Quarterly Review Cadence
Reassess assumptions every 90 days as actuals replace forecasts. Compare your projected burn rate to actual spend, update compensation benchmarks based on recent offers, and adjust ramp time assumptions based on how recent hires performed.
Investors and board members appreciate seeing quarterly updates in your board materials. Show which scenario you're executing, how actuals compare to plan, and what triggers would cause you to shift scenarios.
Communicating Plans to Stakeholders
Board members expect scenario visibility. Show hiring pace, runway impact, and contingency plans in quarterly updates. Present all three scenarios with clear triggers for switching between them, so your board understands both your default path and your response plans if conditions change.
Explain the financial logic behind each scenario. Conservative extends runway to 26 months by delaying three roles, base case maintains 18 months while hitting growth targets, and aggressive drops to 14 months but builds capacity for 3x revenue growth.
Common Mistakes in Hiring Plan Templates
Most founders underestimate total cost by 30-40%, ignore ramp time delays that push break-even back by quarters, and build single-scenario models without contingencies.
Underestimating Total Hiring Costs
Budgeting only base salary without payroll taxes, benefits, recruiting fees, and onboarding inefficiency creates cost surprises.

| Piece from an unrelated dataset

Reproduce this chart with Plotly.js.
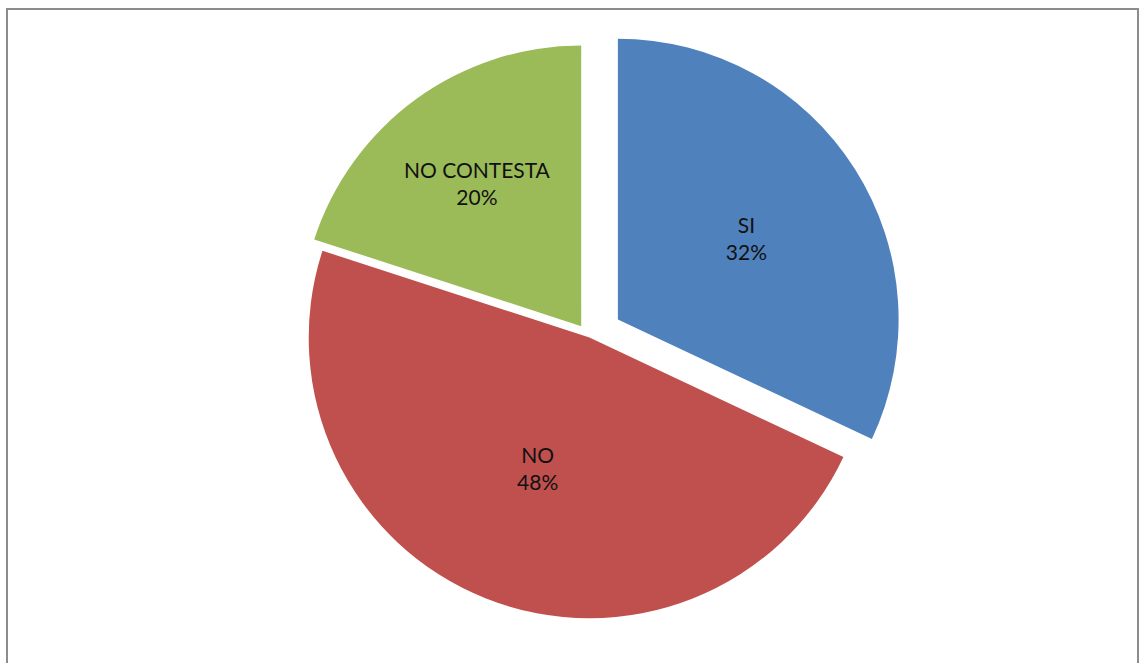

The actual cost is typically 1.25 to 1.4 times salary, meaning a $100,000 base salary costs $125,000-$140,000 fully-loaded.
Don't forget recruiting costs (15-20% of base salary for agency fees), onboarding inefficiency (2-4 weeks of reduced team productivity), and equipment/software ($3,000-$5,000 per employee). These hidden costs add another 10-15% to your first-year expense.
Ignoring Ramp Time in Financial Models
Treating new hires as immediately productive overstates near-term revenue capacity. New hires typically take three to eight months to reach full productivity, with sales roles taking even longer. An AE hired in January won't hit full quota until July, meaning six months of salary expense before full revenue contribution.
This delay pushes break-even projections back by quarters. If your model assumes immediate productivity, you'll consistently miss cash flow targets and burn through runway faster than planned.
Over-Indexing on Single Scenario
Building one hiring plan without testing downside creates false confidence. When revenue misses targets or fundraising takes longer than expected, you're left scrambling to figure out which roles to cut or delay. A pervasive mistake is treating headcount as a linear output of revenue projections without modeling the nonlinear impact of each hire.
The cost of this mistake compounds quickly. Before Fast went bankrupt, the company dedicated 60% of its operating budget to payroll, creating unsustainable burn that killed the business.
Start With Scenarios, Not Spreadsheets
Hiring decisions determine whether you reach your next milestone or run out of cash trying. A single forecast assumes perfect execution in an imperfect world. Three scenarios give you a default path, a survival plan, and an acceleration option.
The conservative plan extends runway when conditions tighten. The base case balances growth with sustainability. The aggressive plan captures opportunity when traction proves itself.
Build all three before you need them. Define the triggers that shift you between scenarios. Update monthly as actuals replace assumptions. Your hiring plan becomes a decision framework instead of a static document that breaks the moment reality diverges from projection.